The Eighth Circuit found that there was no evidence of intentional discrimination motivated by race. However, under current law, plaintiffs need only prove “disparate impact” on minorities, which simply requires a statistical showing that the city’s policies disproportionately hurt minorities, without any intentional discrimination on the part of the government.

On Friday (the biggest news day of the week in the Obama administration), the City of St. Paul, requested that the Supreme Court dismiss its case in Magner within weeks of oral argument because — get this — they were afraid they would win. That’s right, the city was afraid its arguments against using disparate-impact analysis were so strong that the Supreme Court might eliminate that theory of discrimination altogether.

Now why would the City abandon a winning argument? Because the Department of Justice told them to. As did former vice president Walter Mondale, the ACLU, and the NAACP. The city’s willingness to be steamrolled on this casts doubt on its ability to represent its citizens’ best interests and the lengths that the DOJ will go to in order to protect the constitutionally dubious legal bludgeon known as the “disparate impact” standard. 

The liberal interest groups pressuring St. Paul weren’t doing so out of the goodness of their hearts. Both DOJ and outside groups profit from the “disparate impact” standard. It allows them to continue litigating the Fair Housing Act when most violations no longer involve clear cut cases of intentional discrimination. Everyone should be celebrating the success that the Manhattan Institute has also recently identified in a study showing that “American cities are now more integrated than they’ve been since 1910.” 

But for many liberal interest groups, Fair Housing Act litigation is their bread and butter, so finding a new source of violations is essential to their own survival, and disparate-impact analysis provides just that.

Disparate impact is also a source of funding for these same interest groups. For example, up until now, the DOJ’s threat of “disparate impact” litigation has forced banks to settle lawsuits rather than risk the racist label. Since there are only statistics and no actual victims in these cases to receive damages, money from the settlements flows back into these special-interest-group organizations, including the many revamped successors to ACORN. Representative Lamar Smith, Senator Grassley, and multiple federal judges have highlighted this problem.

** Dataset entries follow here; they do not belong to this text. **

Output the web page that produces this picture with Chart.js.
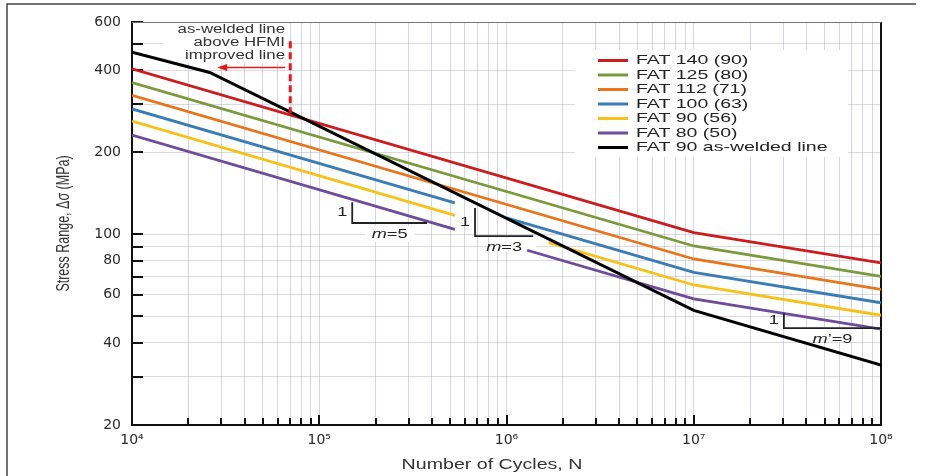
<!DOCTYPE html>
<html>
<head>
<meta charset="utf-8">
<script src="https://cdn.jsdelivr.net/npm/chart.js@4.4.0/dist/chart.umd.min.js"></script>
<style>
  html, body { margin: 0; padding: 0; background: #fff; }
  canvas { display: block; }
</style>
</head>
<body>
<canvas id="sn" width="931" height="476"></canvas>
<script>
/* S-N curves, HFMI improved classes vs as-welded FAT 90 */

// number of cycles / stress range (MPa) for every line
const n140 = [1e4, 1e7, 1e8];
const s140 = [404, 101.5, 78.6];
const n125 = [1e4, 1e7, 1e8];
const s125 = [360, 90.6, 70.1];
const n112 = [1e4, 1e7, 1e8];
const s112 = [323, 81.2, 62.8];
// these three are cut where the m=3 label sits
const n100 = [1e4, 5.3e5, 7e5, 1e6, 1e7, 1e8];
const s100 = [288, 130.4, null, 114.9, 72.5, 56.1];
const n90 = [1e4, 5.3e5, 1e6, 1.68e6, 1e7, 1e8];
const s90 = [260, 117.4, null, 93.2, 65.2, 50.5];
const n80 = [1e4, 5.3e5, 9e5, 1.29e6, 1e7, 1e8];
const s80 = [231, 104.3, null, 87.4, 58.0, 44.9];
const nWelded = [1e4, 2.6e4, 1e7, 1e8];
const sWelded = [465, 392, 52.6, 33.2];

const seriesLabels = ['FAT 140 (90)', 'FAT 125 (80)', 'FAT 112 (71)', 'FAT 100 (63)',
  'FAT 90 (56)', 'FAT 80 (50)', 'FAT 90 as-welded line'];
const seriesColors = ['#cc1c1e', '#7b9a3c', '#e8741c', '#3a7db4', '#f7c11a', '#6e4c99', '#000000'];

// axes
const xDecades = [1e4, 1e5, 1e6, 1e7, 1e8];
const xDecadeLabels = ['10\u2074', '10\u2075', '10\u2076', '10\u2077', '10\u2078'];
const xSubSteps = [2, 3, 4, 5, 6, 7, 8, 9];
const yTickValues = [20, 30, 40, 50, 60, 70, 80, 90, 100, 200, 300, 400, 500, 600];
const yTickLabels = [20, 40, 60, 80, 100, 200, 400, 600];

const xTickValues = [];
xDecades.forEach((d, i) => {
  xTickValues.push(d);
  if (i < xDecades.length - 1) xSubSteps.forEach(k => xTickValues.push(d * k));
});

function pts(ns, ss) {
  return ns.map((n, i) => ({ x: n, y: ss[i] }));
}

const allN = [n140, n125, n112, n100, n90, n80, nWelded];
const allS = [s140, s125, s112, s100, s90, s80, sWelded];

const datasets = seriesLabels.map((lab, i) => ({
  label: lab,
  data: pts(allN[i], allS[i]),
  borderColor: seriesColors[i],
  backgroundColor: seriesColors[i],
  borderWidth: i === 6 ? 3 : 2.8,
  pointRadius: 0,
  tension: 0,
  spanGaps: false,
  order: i === 6 ? 0 : 1
}));

const FONT = '"Liberation Sans", Arial, sans-serif';
const TICK_FONT = '"DejaVu Sans", sans-serif';

// draws text stretched sideways like the scanned figure
function wideText(ctx, str, x, y, size, align, opts) {
  opts = opts || {};
  ctx.save();
  ctx.translate(x, y);
  ctx.scale(opts.sx || 1.4, 1);
  if (opts.rot) ctx.rotate(opts.rot);
  ctx.font = (opts.italic ? 'italic ' : '') + size + 'px ' + FONT;
  ctx.fillStyle = opts.color || '#222';
  ctx.textAlign = align;
  ctx.textBaseline = 'middle';
  ctx.fillText(str, 0, 0);
  ctx.restore();
}

// "m=5" style label with italic m, centred on cx
function slopeText(ctx, lead, rest, cx, cy) {
  ctx.save();
  ctx.font = 'italic 13px ' + FONT;
  const w1 = ctx.measureText(lead).width;
  ctx.font = '13px ' + FONT;
  const w2 = ctx.measureText(rest).width;
  ctx.restore();
  const total = (w1 + w2) * 1.4;
  wideText(ctx, lead, cx - total / 2, cy, 13, 'left', { italic: true });
  wideText(ctx, rest, cx - total / 2 + w1 * 1.4, cy, 13, 'left');
}

function triangle(ctx, c, nTop, sTop, sBot, nEnd, lead, rest) {
  const x0 = c.scales.x.getPixelForValue(nTop);
  const y0 = c.scales.y.getPixelForValue(sTop);
  const y1 = c.scales.y.getPixelForValue(sBot);
  const x1 = c.scales.x.getPixelForValue(nEnd);
  ctx.save();
  ctx.strokeStyle = '#222';
  ctx.lineWidth = 1.8;
  ctx.beginPath();
  ctx.moveTo(x0, y0);
  ctx.lineTo(x0, y1);
  ctx.lineTo(x1, y1);
  ctx.stroke();
  ctx.restore();
  wideText(ctx, '1', x0 - 10, (y0 + y1) / 2, 13, 'center');
  slopeText(ctx, lead, rest, (x0 + x1) / 2, y1 + 11);
}

const decor = {
  id: 'decor',
  beforeDatasetsDraw(c) {
    const ctx = c.ctx;
    const a = c.chartArea;
    ctx.save();
    ctx.fillStyle = '#fff';
    ctx.fillRect(163, a.top + 1, 124, 40);   // text behind the dashed marker
    ctx.fillRect(575, 50, 273, 107);          // legend
    ctx.fillRect(365, 226, 50, 16);           // m=5
    ctx.fillRect(492, 238, 44, 14);           // m=3
    ctx.fillRect(795, 328, 62, 14);           // m'=9
    // tick marks drawn inside the plot
    ctx.strokeStyle = '#111';
    ctx.lineWidth = 2;
    yTickValues.forEach(v => {
      const y = Math.round(c.scales.y.getPixelForValue(v));
      ctx.beginPath();
      ctx.moveTo(a.left, y);
      ctx.lineTo(a.left + 11, y);
      ctx.stroke();
    });
    xTickValues.forEach(v => {
      const x = Math.round(c.scales.x.getPixelForValue(v));
      const len = xDecades.includes(v) ? 10 : 7;
      ctx.beginPath();
      ctx.moveTo(x, a.bottom);
      ctx.lineTo(x, a.bottom - len);
      ctx.stroke();
    });
    // right and top frame of the plot
    ctx.beginPath();
    ctx.moveTo(a.right, a.top);
    ctx.lineTo(a.right, a.bottom);
    ctx.stroke();
    ctx.strokeStyle = '#777';
    ctx.lineWidth = 1;
    ctx.beginPath();
    ctx.moveTo(a.left, a.top + 0.5);
    ctx.lineTo(a.right, a.top + 0.5);
    ctx.stroke();
    ctx.restore();
  },
  afterDatasetsDraw(c) {
    const ctx = c.ctx;
    const xs = c.scales.x, ys = c.scales.y;

    // dashed marker: as-welded line above HFMI improved line
    const xm = xs.getPixelForValue(7e4);
    ctx.save();
    ctx.strokeStyle = '#e3191f';
    ctx.lineWidth = 3;
    ctx.setLineDash([7, 4]);
    ctx.beginPath();
    ctx.moveTo(xm, ys.getPixelForValue(510));
    ctx.lineTo(xm, ys.getPixelForValue(278));
    ctx.stroke();
    ctx.setLineDash([]);
    const ya = ys.getPixelForValue(409);
    const xa = xs.getPixelForValue(2.85e4);
    ctx.lineWidth = 1.5;
    ctx.beginPath();
    ctx.moveTo(xm - 5, ya);
    ctx.lineTo(xa + 6, ya);
    ctx.stroke();
    ctx.fillStyle = '#e3191f';
    ctx.beginPath();
    ctx.moveTo(xa, ya);
    ctx.lineTo(xa + 10, ya - 3.5);
    ctx.lineTo(xa + 10, ya + 3.5);
    ctx.closePath();
    ctx.fill();
    ctx.restore();
    wideText(ctx, 'as-welded line', 285, 30, 12, 'right', { color: '#333' });
    wideText(ctx, 'above HFMI', 285, 43, 12, 'right', { color: '#333' });
    wideText(ctx, 'improved line', 285, 56, 12, 'right', { color: '#333' });

    // slope triangles
    triangle(ctx, c, 1.5e5, 131, 110, 3.76e5, 'm', '=5');
    triangle(ctx, c, 6.79e5, 124.8, 98.5, 1.39e6, 'm', '=3');
    triangle(ctx, c, 3.03e7, 51.4, 45.3, 1e8, 'm', '\u2019=9');

    // legend
    seriesLabels.forEach((lab, i) => {
      const y = 60.5 + i * 14.5;
      ctx.save();
      ctx.strokeStyle = seriesColors[i];
      ctx.lineWidth = 3;
      ctx.beginPath();
      ctx.moveTo(598, y);
      ctx.lineTo(628, y);
      ctx.stroke();
      ctx.restore();
      wideText(ctx, lab, 636, y, 13, 'left', { color: '#222', sx: 1.5 });
    });

    // axis titles
    wideText(ctx, 'Number of Cycles, N', 492, 465, 14, 'center', { color: '#333' });
    wideText(ctx, 'Stress Range, \u0394\u03c3 (MPa)', 64, (c.chartArea.top + c.chartArea.bottom) / 2, 12.5, 'center',
      { color: '#333', rot: -Math.PI / 2 });

    // outer frame of the figure
    ctx.save();
    ctx.strokeStyle = '#444';
    ctx.lineWidth = 1.5;
    ctx.beginPath();
    ctx.moveTo(7, 476);
    ctx.lineTo(7, 4);
    ctx.lineTo(916, 4);
    ctx.stroke();
    ctx.restore();
  }
};

new Chart(document.getElementById('sn'), {
  type: 'line',
  data: { datasets: datasets },
  options: {
    responsive: false,
    devicePixelRatio: 1,
    animation: false,
    layout: { padding: { left: 0, right: 50, top: 22, bottom: 0 } },
    plugins: { legend: { display: false }, tooltip: { enabled: false } },
    scales: {
      x: {
        type: 'logarithmic',
        min: 1e4,
        max: 1e8,
        afterBuildTicks: s => { s.ticks = xTickValues.map(v => ({ value: v })); },
        afterFit: s => { s.height = 51; },
        ticks: {
          autoSkip: false,
          maxRotation: 0,
          padding: 7,
          color: '#2a2a2a',
          font: { family: TICK_FONT, size: 14 },
          callback: v => {
            const k = xDecades.indexOf(v);
            return k >= 0 ? xDecadeLabels[k] : '';
          }
        },
        grid: { color: 'rgba(150,150,205,0.4)', lineWidth: 1, drawTicks: false },
        border: { color: '#111', width: 2 }
      },
      y: {
        type: 'logarithmic',
        min: 20,
        max: 600,
        afterBuildTicks: s => { s.ticks = yTickValues.map(v => ({ value: v })); },
        afterFit: s => { s.width = 132; },
        ticks: {
          autoSkip: false,
          padding: 11,
          color: '#2a2a2a',
          font: { family: TICK_FONT, size: 14 },
          callback: v => (yTickLabels.includes(v) ? String(v) : '')
        },
        grid: { color: 'rgba(170,170,185,0.45)', lineWidth: 1, drawTicks: false },
        border: { color: '#111', width: 2 }
      }
    }
  },
  plugins: [decor]
});
</script>
</body>
</html>
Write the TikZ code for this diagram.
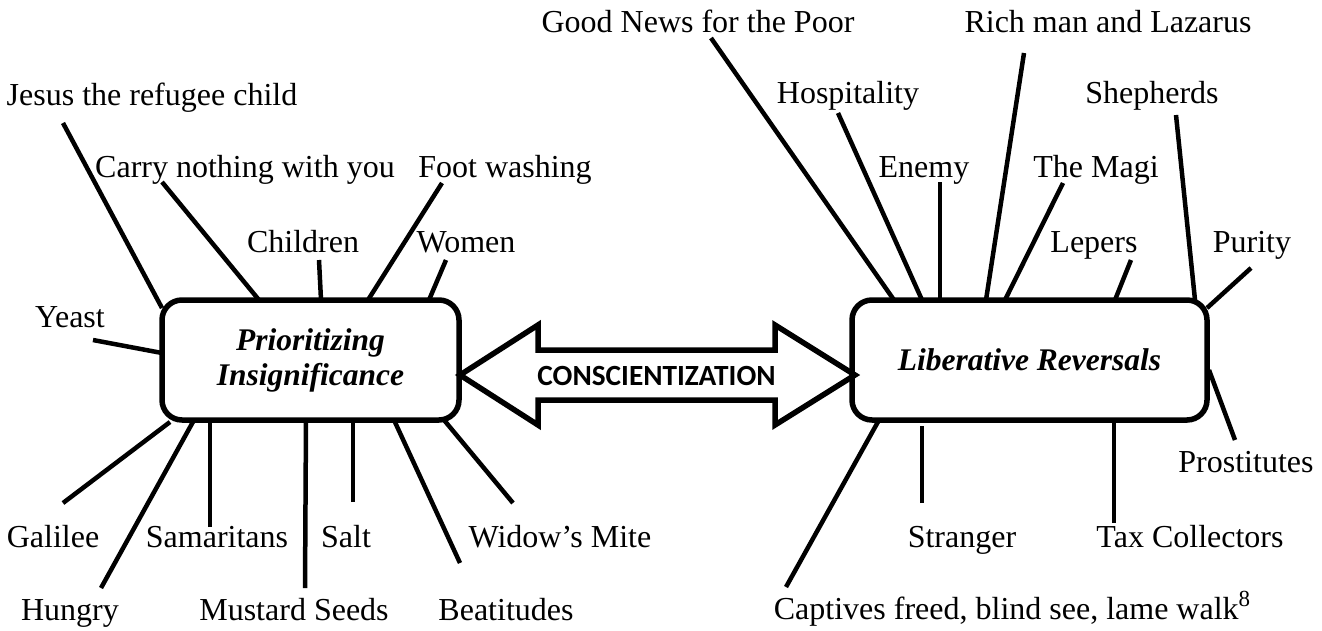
\documentclass[tikz,border=0pt]{standalone}
\usepackage{fontspec}
\setmainfont{Liberation Serif}
\newfontfamily\arrowfont{Carlito}
\begin{document}
\begin{tikzpicture}[x=1pt,y=-1pt,
  lbl/.style={anchor=base,inner sep=0pt,font=\fontsize{32}{36}\selectfont},
  topic/.style={draw,line width=5.5pt,rounded corners=20pt,align=center,
    font=\fontsize{31.5}{35}\selectfont\bfseries\itshape,inner sep=0pt},
  conn/.style={line width=4.5pt},
  bigarrow/.style={line width=5.5pt,miter limit=10}]
\useasboundingbox (0,0) rectangle (1322,630);
% topic boxes
\node[topic,minimum width=297pt,minimum height=120pt] (L) at (310.5,360) {Prioritizing\\Insignificance};
\node[topic,minimum width=355pt,minimum height=120pt] (R) at (1029.5,360) {Liberative Reversals};
% double arrow
\draw[bigarrow] (460,375) -- (538,325) -- (538,350) -- (775,350) -- (775,325) -- (855,375)
  -- (775,425) -- (775,400) -- (538,400) -- (538,425) -- cycle;
\node[inner sep=0pt,font=\arrowfont\bfseries\fontsize{29.3}{32}\selectfont] (C) at (656.5,376) {CONSCIENTIZATION};
% labels
\node[lbl] (goodnews) at (698,32) {Good News for the Poor};
\node[lbl] (rich) at (1108,32) {Rich man and Lazarus};
\node[lbl] (jesus) at (152,105) {Jesus the refugee child};
\node[lbl] (hosp) at (848,103) {Hospitality};
\node[lbl] (shep) at (1152,103) {Shepherds};
\node[lbl] (carry) at (245,177) {Carry nothing with you};
\node[lbl] (foot) at (505,177) {Foot washing};
\node[lbl] (enemy) at (924,177) {Enemy};
\node[lbl] (magi) at (1096,177) {The Magi};
\node[lbl] (children) at (303,252) {Children};
\node[lbl] (women) at (466,252) {Women};
\node[lbl] (lepers) at (1094,252) {Lepers};
\node[lbl] (purity) at (1252,252) {Purity};
\node[lbl] (yeast) at (70,327) {Yeast};
\node[lbl] (prost) at (1246,472) {Prostitutes};
\node[lbl] (galilee) at (53,547) {Galilee};
\node[lbl] (samar) at (217,547) {Samaritans};
\node[lbl] (salt) at (346,547) {Salt};
\node[lbl] (widow) at (560,547) {Widow’s Mite};
\node[lbl] (stranger) at (962,547) {Stranger};
\node[lbl] (tax) at (1190,547) {Tax Collectors};
\node[lbl] (hungry) at (70,620) {Hungry};
\node[lbl] (mustard) at (294,620) {Mustard Seeds};
\node[lbl] (beat) at (506,620) {Beatitudes};
\node[lbl] (capt) at (1012,619) {Captives freed, blind see, lame walk\raisebox{13pt}{\fontsize{23}{23}\selectfont 8}};
% connector end points
\coordinate (jesusA) at (63,123);    \coordinate (jesusB) at (162,308);
\coordinate (carryA) at (162,182);   \coordinate (carryB) at (259,300);
\coordinate (childA) at (319,260);   \coordinate (childB) at (321,300);
\coordinate (footA) at (442,183);    \coordinate (footB) at (368,300);
\coordinate (womenA) at (446,260);   \coordinate (womenB) at (429,300);
\coordinate (yeastA) at (93,340);    \coordinate (yeastB) at (162,353);
\coordinate (galA) at (63,503);      \coordinate (galB) at (170,422);
\coordinate (hungA) at (101,588);    \coordinate (hungB) at (194,420);
\coordinate (samA) at (210,527);     \coordinate (samB) at (210,420);
\coordinate (musA) at (305,588);     \coordinate (musB) at (306,420);
\coordinate (saltA) at (353,502);    \coordinate (saltB) at (353,420);
\coordinate (beatA) at (460,563);    \coordinate (beatB) at (394,420);
\coordinate (widA) at (513,503);     \coordinate (widB) at (444,420);
\coordinate (goodA) at (711,38);     \coordinate (goodB) at (894,300);
\coordinate (hospA) at (838,113);    \coordinate (hospB) at (922,300);
\coordinate (enemyA) at (940,182);   \coordinate (enemyB) at (940,300);
\coordinate (richA) at (1024,53);    \coordinate (richB) at (986,300);
\coordinate (magiA) at (1063,183);   \coordinate (magiB) at (1005,300);
\coordinate (lepA) at (1131,260);    \coordinate (lepB) at (1115,300);
\coordinate (shepA) at (1176,115);   \coordinate (shepB) at (1195,300);
\coordinate (purA) at (1251,268);    \coordinate (purB) at (1207,308);
\coordinate (prosA) at (1235,440);   \coordinate (prosB) at (1209,370);
\coordinate (captA) at (786,587);    \coordinate (captB) at (879,420);
\coordinate (strA) at (922,503);     \coordinate (strB) at (922,426);
\coordinate (taxA) at (1114,523);    \coordinate (taxB) at (1114,420);
% connectors
\foreach \p in {jesus,carry,child,foot,women,yeast,gal,hung,sam,mus,salt,beat,wid,
  good,hosp,enemy,rich,magi,lep,shep,pur,pros,capt,str,tax}
  \draw[conn] (\p A) -- (\p B);
\end{tikzpicture}
\end{document}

 Instead of punishing clear cut instances of discrimination, the “disparate impact” cases, protected by the DOJ’s political involvement in cases such as this, use statistics to punish organizations for using racially neutral standards. Making the law too sympathetic for actionable discrimination, without clear-cut evidence of intentional discrimination, has unintended consequences. Refusing to enforce the housing code for fear of statistical liability hurts the poor, who must live in the uninhabitable locations. Elsewhere, employers could replicate Ricci v. DeStefano, where employers were so worried about “disparate impact” liability that they discriminated against white and Hispanic firefighters who passed a qualifying test in higher rates than blacks.

If there are racial problems with housing, address them through legislation. The DOJ and far-left organizations should not use litigation threats to force legal settlements and the courts to jam a legislative agenda down the throats of the public, especially while using a legal tool that even its supporters acknowledge has dubious constitutional foundations. The constitution shouldn’t be reduced to a mere hurdle to jump in pursuing a partisan political agenda.